[PATCH] sched/topology: Assert non-NUMA topology masks don't (partially) overlap

* [PATCH] sched/topology: Assert non-NUMA topology masks don't (partially) overlap
@ 2020-01-15 16:09 Valentin Schneider
  2020-01-16 10:44 ` Peter Zijlstra
  2020-01-17 10:08 ` [tip: sched/core] " tip-bot2 for Valentin Schneider
  0 siblings, 2 replies; 6+ messages in thread
From: Valentin Schneider @ 2020-01-15 16:09 UTC (permalink / raw)
  To: linux-kernel
  Cc: sudeep.holla, prime.zeng, dietmar.eggemann, morten.rasmussen,
	peterz, mingo

topology.c::get_group() relies on the assumption that non-NUMA domains do
not partially overlap.
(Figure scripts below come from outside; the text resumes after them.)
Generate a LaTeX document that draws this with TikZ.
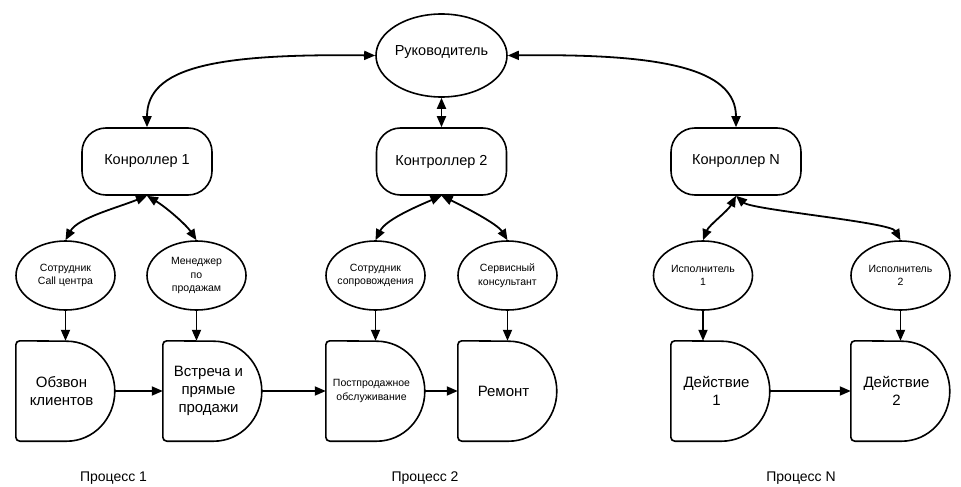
\documentclass[tikz,border=0pt]{standalone}
\usepackage{fontspec}
\setmainfont{Liberation Sans}
\usetikzlibrary{shapes.geometric,arrows.meta,calc}
\newcommand\roleell[4]{%
  \node[roleshape] (#1) at (#2,#3) {};
  \node[roletext] (#1t) at (#1.center) {#4};}
\newcommand\delaybox[5]{%
  \node[dframe] (#1) at (#2,#3) {};
  \draw[shapeline] ($(#1.south west)+(51,0)$) arc[start angle=-90,end angle=90,x radius=48pt,y radius=50pt]
    -- ($(#1.north west)+(4,0)$) arc[start angle=90,end angle=180,radius=4pt]
    -- ($(#1.south west)+(0,4)$) arc[start angle=180,end angle=270,radius=4pt] -- cycle;
  \node[#4] (#1t) at ($(#1.center)+(-4,0)$) {#5};}
\begin{document}
\begin{tikzpicture}[x=1pt,y=1pt,
  tip/.tip={Triangle[length=11pt,width=9pt]},
  shapeline/.style={line width=1.6pt,line join=round},
  conn/.style={line width=1.8pt,-tip},
  biconn/.style={line width=1.8pt,tip-tip},
  bossshape/.style={ellipse,draw,line width=1.6pt,minimum width=131pt,minimum height=83pt,inner sep=0pt},
  bosstext/.style={font=\fontsize{14.5}{17}\selectfont,inner sep=0pt},
  ctrl/.style={rectangle,rounded corners=24pt,draw,line width=1.6pt,minimum width=130pt,minimum height=67pt,font=\fontsize{14.5}{17}\selectfont},
  roleshape/.style={ellipse,draw,line width=1.6pt,minimum width=99pt,minimum height=69pt,inner sep=0pt},
  roletext/.style={align=center,font=\fontsize{10.5}{13.5}\selectfont,inner sep=0pt},
  dframe/.style={rectangle,minimum width=99pt,minimum height=100pt,inner sep=0pt},
  dtext/.style={align=center,font=\fontsize{15}{18}\selectfont,inner sep=0pt},
  dsmall/.style={align=center,font=\fontsize{10.5}{14}\selectfont,inner sep=0pt},
  proc/.style={font=\fontsize{14}{17}\selectfont,inner sep=0pt}
]
\useasboundingbox (0,0) rectangle (961,-487);
\fill[white] (0,0) rectangle (961,-487);

% top
\node[bossshape] (boss) at (441.5,-55.5) {};
\node[bosstext] (bosst) at (441.5,-52.5) {Руководитель};

% controllers
\node[ctrl] (c1) at (147,-161.5) {Конроллер 1};
\node[ctrl] (c2) at (441.5,-161.5) {Контроллер 2};
\node[ctrl] (cN) at (736,-161.5) {Конроллер N};

% roles
\roleell{e1}{65.5}{-275.5}{Сотрудник\\Call центра}
\roleell{e2}{196.5}{-275.5}{Менеджер\\по\\продажам}
\roleell{e3}{375.5}{-275.5}{Сотрудник\\сопровождения}
\roleell{e4}{507.5}{-275.5}{Сервисный\\консультант}
\roleell{e5}{703}{-275.5}{Исполнитель\\1}
\roleell{e6}{900.5}{-275.5}{Исполнитель\\2}

% actions
\delaybox{d1}{65.5}{-391}{dtext}{Обзвон\\клиентов}
\delaybox{d2}{212.5}{-391}{dtext}{Встреча и\\прямые\\продажи}
\delaybox{d3}{375.5}{-391}{dsmall}{Постпродажное\\обслуживание}
\delaybox{d4}{507.5}{-391}{dtext}{Ремонт}
\delaybox{d5}{720.5}{-391}{dtext}{Действие\\1}
\delaybox{d6}{900.5}{-391}{dtext}{Действие\\2}

% process labels
\node[proc] (p1) at (113.5,-478) {Процесс 1};
\node[proc] (p2) at (425,-478) {Процесс 2};
\node[proc] (pN) at (801,-478) {Процесс N};

% top connectors
\draw[biconn] (boss.west) .. controls +(-160,2) and +(0,60) .. (c1.north);
\draw[biconn] (boss.east) .. controls +(150,2) and +(0,60) .. (cN.north);
\draw[biconn] (boss.south) -- (c2.north);

% controller to roles
\draw[biconn] (c1.south) .. controls +(-30,-12) and +(12,22) .. (e1.north);
\draw[biconn] (c1.south) .. controls +(20,-12) and +(-10,15) .. (e2.north);
\draw[biconn] (c2.south) .. controls +(-28,-12) and +(10,20) .. (e3.north);
\draw[biconn] (c2.south) .. controls +(25,-12) and +(-10,16) .. (e4.north);
\draw[biconn] (cN.south) .. controls +(-8,-15) and +(6,15) .. (e5.north);
\draw[biconn] (cN.south) .. controls +(16,-14) and +(-10,18) .. (e6.north);

% roles to actions
\foreach \i in {1,...,6}{
  \draw[conn] (e\i.south) -- (e\i.south |- d\i.north);
}

% process flow
\draw[conn] (d1.east) -- (d2.west);
\draw[conn] (d2.east) -- (d3.west);
\draw[conn] (d3.east) -- (d4.west);
\draw[conn] (d5.east) -- (d6.west);
\end{tikzpicture}
\end{document}
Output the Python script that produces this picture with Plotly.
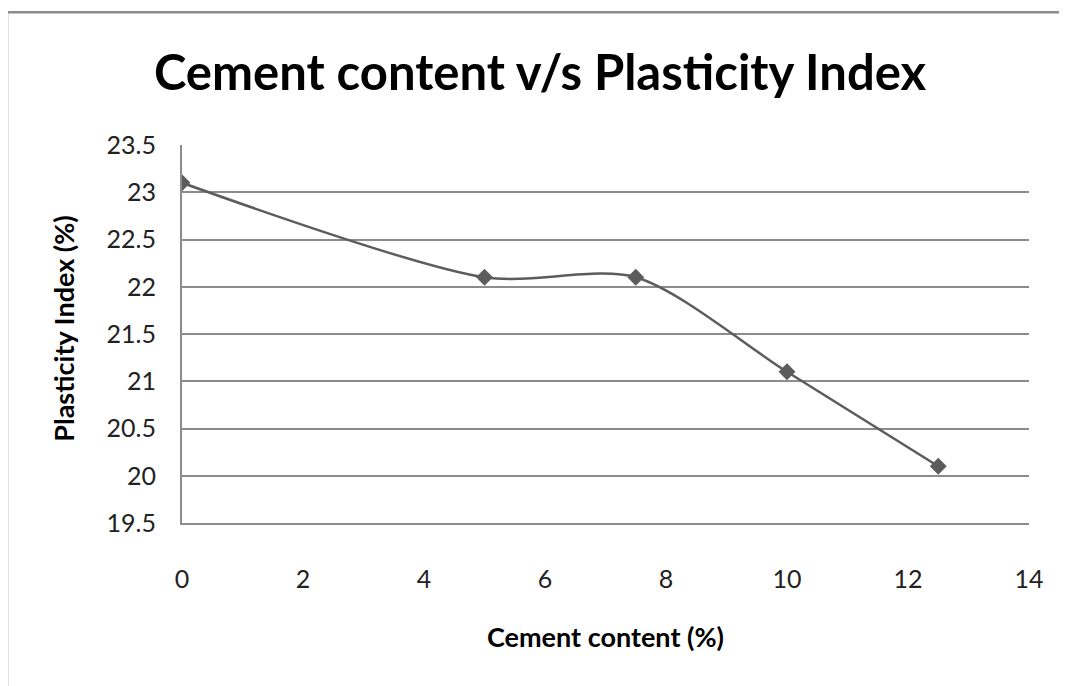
import plotly.graph_objects as go

cement = [0, 5, 7.5, 10, 12.5]
plasticity = [23.1, 22.1, 22.1, 21.1, 20.1]
x_ticks = [0, 2, 4, 6, 8, 10, 12, 14]
y_ticks = [19.5, 20, 20.5, 21, 21.5, 22, 22.5, 23, 23.5]

OFF = 8  # browser body margin
W, H = 1067 - OFF, 686 - OFF
# target plot area in screen pixels
L, R, T, B = 182, 1029, 145, 523.5

fig = go.Figure()
fig.add_trace(go.Scatter(
    x=cement, y=plasticity, mode="lines+markers",
    line=dict(color="#5c5c5c", width=2.5, shape="spline", smoothing=0.8),
    marker=dict(symbol="diamond", size=13, color="#5c5c5c"),
    showlegend=False,
))

fig.update_layout(
    width=W, height=H,
    margin=dict(l=L - OFF, r=W - (R - OFF), t=T - OFF, b=H - (B - OFF)),
    paper_bgcolor="white", plot_bgcolor="white",
    font=dict(family="Lato, Carlito, sans-serif", color="#222222"),
    title=dict(text="<b>Cement content v/s Plasticity Index</b>",
               x=(540 - OFF) / W, xanchor="center", xref="container",
               y=1 - (73 - OFF) / H, yanchor="middle", yref="container",
               font=dict(size=49, color="#000000")),
    xaxis=dict(range=[0, 14], tickvals=x_ticks, ticktext=[str(v) for v in x_ticks],
               showgrid=False, showline=True, linecolor="#8c8c8c", linewidth=2,
               ticks="", ticklabelstandoff=33, zeroline=False,
               tickfont=dict(size=25, color="#222222")),
    yaxis=dict(range=[19.5, 23.5], tickvals=y_ticks, ticktext=[f"{v:g}" for v in y_ticks],
               showgrid=True, gridcolor="#8c8c8c", gridwidth=1.5,
               showline=True, linecolor="#8c8c8c", linewidth=2,
               ticks="", ticklabelstandoff=19, zeroline=False,
               tickfont=dict(size=25, color="#222222")),
    annotations=[
        dict(text="<b>Cement content (%)</b>", xref="paper", yref="paper",
             x=0.5, y=(B - 637) / (B - T), xanchor="center", yanchor="middle",
             showarrow=False, font=dict(size=27, color="#000000")),
        dict(text="<b>Plasticity Index (%)</b>", xref="paper", yref="paper",
             x=(64 - L) / (R - L), y=(B - 329) / (B - T), xanchor="center", yanchor="middle",
             textangle=-90, showarrow=False, font=dict(size=27, color="#000000")),
    ],
    shapes=[
        dict(type="rect", xref="paper", yref="paper",
             x0=(7 - L) / (R - L), x1=(1090 - L) / (R - L),
             y0=(B - 720) / (B - T), y1=(B - 12) / (B - T),
             line=dict(color="#8c8c8c", width=2.5), fillcolor="rgba(0,0,0,0)", layer="below"),
    ],
)

fig.write_html("out.html")
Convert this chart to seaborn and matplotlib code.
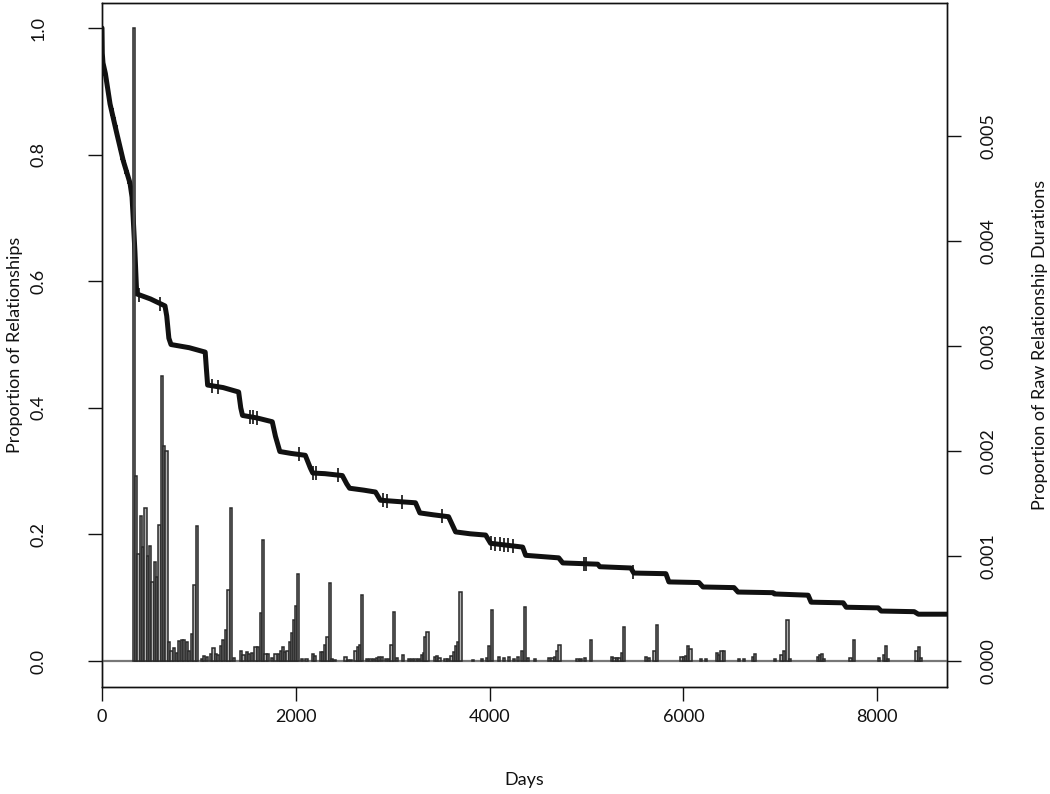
import numpy as np
import matplotlib
matplotlib.use("Agg")
import matplotlib.pyplot as plt
import seaborn as sns

# ---------------- data ----------------
# Kaplan-Meier style survival curve (days, proportion)
km_days = [0, 3, 10, 35, 83, 152, 220, 289, 310, 322, 340, 358, 500, 650, 668, 690, 712,
           900, 1065, 1078, 1090, 1250, 1410, 1432, 1450, 1600, 1757, 1790, 1835, 1950,
           2098, 2150, 2175, 2300, 2480, 2525, 2555, 2700, 2822, 2873, 3050, 3235, 3280,
           3420, 3576, 3649, 3800, 3959, 4010, 4341, 4372, 4713, 4755, 5116, 5137, 5457,
           5488, 5819, 5850, 6160, 6202, 6522, 6563, 6925, 6940, 7287, 7318, 7649, 7680,
           8010, 8041, 8382, 8424, 8720]
km_surv = [1.0, 0.96, 0.945, 0.928, 0.88, 0.834, 0.79, 0.755, 0.733, 0.70, 0.646, 0.58, 0.572, 0.561, 0.545, 0.51, 0.50,
           0.495, 0.488, 0.46, 0.436, 0.432, 0.425, 0.40, 0.388, 0.384, 0.378, 0.355, 0.331, 0.328,
           0.325, 0.305, 0.297, 0.296, 0.293, 0.28, 0.273, 0.27, 0.267, 0.254, 0.252, 0.250, 0.234,
           0.231, 0.228, 0.204, 0.201, 0.199, 0.186, 0.180, 0.167, 0.163, 0.155, 0.153, 0.149, 0.147,
           0.139, 0.138, 0.125, 0.124, 0.117, 0.116, 0.109, 0.108, 0.106, 0.104, 0.093, 0.092, 0.085,
           0.084, 0.079, 0.078, 0.074, 0.074]

# censored observations (days)
censor_days = [12, 25, 40, 55, 70, 95, 110, 130, 150, 175, 200, 240, 270, 300, 330, 380,
               600, 680, 1130, 1200, 1530, 1560, 1600, 2030, 2180, 2210, 2440, 2900, 2940,
               3100, 3510, 4010, 4060, 4110, 4150, 4190, 4240, 4970, 4990, 5480]

# histogram of raw relationship durations (bar centre in days, proportion)
bar_days = [329, 353, 377, 401, 425, 449, 473, 497, 521, 545, 569, 593, 617, 641, 665,
            692, 718, 744, 770, 796, 822, 848, 874, 900, 926, 954, 982,
            1030, 1055, 1080, 1125, 1150, 1175, 1200, 1225, 1250, 1280, 1305, 1330,
            1364, 1437, 1461, 1496, 1520, 1550, 1585, 1609, 1637, 1664,
            1688, 1712, 1754, 1791, 1823, 1845, 1868, 1891, 1914, 1937, 1960, 1981, 2002, 2024,
            2065, 2110, 2178, 2202, 2257, 2281, 2305, 2328, 2353, 2377, 2400,
            2512, 2539, 2567, 2615, 2638, 2661, 2687, 2736, 2770, 2805, 2839, 2862, 2886,
            2932, 2960, 2987, 3015, 3046, 3104, 3166, 3201, 3235, 3270, 3300, 3322, 3338, 3358,
            3435, 3459, 3483, 3545, 3573, 3607, 3631, 3654, 3677, 3700,
            3831, 3924, 3972, 3996, 4027, 4096, 4148, 4200, 4251, 4296, 4338, 4365,
            4400, 4465, 4613, 4648, 4675, 4700, 4722,
            4906, 4941, 4985, 5047,
            5261, 5289, 5318, 5341, 5364, 5387,
            5612, 5643, 5702, 5729,
            5981, 6005, 6027, 6050, 6072,
            6181, 6236, 6346, 6370, 6392, 6415,
            6570, 6622, 6715, 6737,
            6943, 7011, 7035, 7073, 7096,
            7387, 7408, 7429, 7450, 7724, 7759,
            8018, 8069, 8093, 8115, 8406, 8431, 8455]
bar_props = [0.00603, 0.00176, 0.00102, 0.00138, 0.00109, 0.00146, 0.00100, 0.00110, 0.00075, 0.00094, 0.00080, 0.00130, 0.00271, 0.00205, 0.00200,
             0.00018, 0.00010, 0.00012, 0.00008, 0.00019, 0.00020, 0.00020, 0.00018, 0.00010, 0.00026, 0.00072, 0.00129,
             0.00002, 0.00005, 0.00004, 0.00007, 0.00012, 0.00007, 0.00006, 0.00014, 0.00020, 0.00030, 0.00068, 0.00146,
             0.00003, 0.00010, 0.00006, 0.00009, 0.00007, 0.00008, 0.00013, 0.00013, 0.00046, 0.00115,
             0.00007, 0.00007, 0.00003, 0.00007, 0.00007, 0.00010, 0.00013, 0.00009, 0.00010, 0.00018, 0.00027, 0.00039, 0.00052, 0.00083,
             0.00002, 0.00002, 0.00007, 0.00005, 0.00009, 0.00009, 0.00015, 0.00023, 0.00074, 0.00002, 0.00001,
             0.00004, 0.00001, 0.00001, 0.00010, 0.00013, 0.00015, 0.00063, 0.00002, 0.00002, 0.00002, 0.00003, 0.00004, 0.00004,
             0.00002, 0.00002, 0.00015, 0.00047, 0.00003, 0.00006, 0.00002, 0.00002, 0.00002, 0.00002, 0.00006, 0.00008, 0.00023, 0.00028,
             0.00004, 0.00005, 0.00003, 0.00002, 0.00002, 0.00005, 0.00009, 0.00014, 0.00018, 0.00066,
             0.00001, 0.00002, 0.00003, 0.00014, 0.00049, 0.00004, 0.00003, 0.00004, 0.00002, 0.00004, 0.00010, 0.00051,
             0.00003, 0.00002, 0.00003, 0.00003, 0.00004, 0.00010, 0.00015,
             0.00002, 0.00002, 0.00003, 0.00020,
             0.00004, 0.00003, 0.00003, 0.00003, 0.00008, 0.00032,
             0.00004, 0.00003, 0.00010, 0.00034,
             0.00004, 0.00004, 0.00005, 0.00014, 0.00011,
             0.00002, 0.00002, 0.00008, 0.00006, 0.00010, 0.00010,
             0.00002, 0.00002, 0.00004, 0.00007,
             0.00002, 0.00006, 0.00010, 0.00039, 0.00002,
             0.00004, 0.00006, 0.00007, 0.00002, 0.00003, 0.00020,
             0.00003, 0.00006, 0.00014, 0.00002, 0.00010, 0.00013, 0.00003]

x_ticks = [0, 2000, 4000, 6000, 8000]
left_ticks = [0.0, 0.2, 0.4, 0.6, 0.8, 1.0]
left_tick_labels = ["0.0", "0.2", "0.4", "0.6", "0.8", "1.0"]
right_ticks = [0.000, 0.001, 0.002, 0.003, 0.004, 0.005]
right_tick_labels = ["0.000", "0.001", "0.002", "0.003", "0.004", "0.005"]

# ---------------- style ----------------
sns.set_style("ticks")
plt.rcParams["font.family"] = ["Lato", "DejaVu Sans"]
FS = 13

fig = plt.figure(figsize=(10.5, 7.94), dpi=100)
ax = fig.add_axes([102 / 1050, 1 - 687 / 794, 845 / 1050, 684 / 794])
ax2 = ax.twinx()

# survival curve
sns.lineplot(x=km_days, y=km_surv, ax=ax, color="#111111", linewidth=3.6,
             sort=False, estimator=None)
ax.plot(censor_days, np.interp(censor_days, km_days, km_surv), linestyle="none",
        marker="|", markersize=10, markeredgewidth=1.2, color="#111111")

# histogram on secondary axis
ax2.bar(bar_days, bar_props, width=23, facecolor="#b4b4b4", edgecolor="#2a2a2a",
        linewidth=1.1, align="center", zorder=3)
ax2.axhline(0, color="#777777", linewidth=1.6, zorder=2)

# scales
ax.set_xlim(0, 8720)
ylo, yhi = -0.041, 1.0395
k = 0.006029
ax.set_ylim(ylo, yhi)
ax2.set_ylim(ylo * k, yhi * k)

ax.set_xticks(x_ticks)
ax.set_xticklabels([str(t) for t in x_ticks], fontsize=FS)
ax.set_yticks(left_ticks)
ax.set_yticklabels(left_tick_labels, fontsize=FS, rotation=90, va="center")
ax2.set_yticks(right_ticks)
ax2.set_yticklabels(right_tick_labels, fontsize=FS, rotation=90, va="center")

ax.tick_params(axis="x", direction="out", length=10, width=1, pad=6, colors="#111111")
ax.tick_params(axis="y", direction="out", length=10, width=1, pad=30, colors="#111111")
ax2.tick_params(axis="y", direction="out", length=10, width=1, pad=14, colors="#111111")

for a in (ax, ax2):
    for s in a.spines.values():
        s.set_visible(True)
        s.set_color("#111111")
        s.set_linewidth(1.0)

ax.set_xlabel("Days", fontsize=FS, color="#111111")
ax.xaxis.set_label_coords(0.5, -0.124)
ax.set_ylabel("Proportion of Relationships", fontsize=FS, color="#111111", va="center")
ax.yaxis.set_label_coords(-0.103, 0.5)
ax2.set_ylabel("Proportion of Raw Relationship Durations", fontsize=FS, color="#111111",
               rotation=90, va="center")
ax2.yaxis.set_label_coords(1.110, 0.5)

fig.savefig("out.png", dpi=100)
Zeng Tao pointed out in [1] that such topology
descriptions, while completely bogus, can end up being exposed to the
scheduler.

In his example (8 CPUs, 2-node system), we end up with:
  MC span for CPU3 == 3-7
  MC span for CPU4 == 4-7

The first pass through get_group(3, sdd@MC) will result in the following
sched_group list:

  3 -> 4 -> 5 -> 6 -> 7
  ^                  /
   `----------------'

And a later pass through get_group(4, sdd@MC) will "corrupt" that to:

  3 -> 4 -> 5 -> 6 -> 7
       ^             /
	`-----------'

which will completely break things like 'while (sg != sd->groups)' when
using CPU3's base sched_domain.


There already are some architecture-specific checks in place such as
x86/kernel/smpboot.c::topology.sane(), but this is something we can detect
in the core scheduler, so it seems worthwhile to do so.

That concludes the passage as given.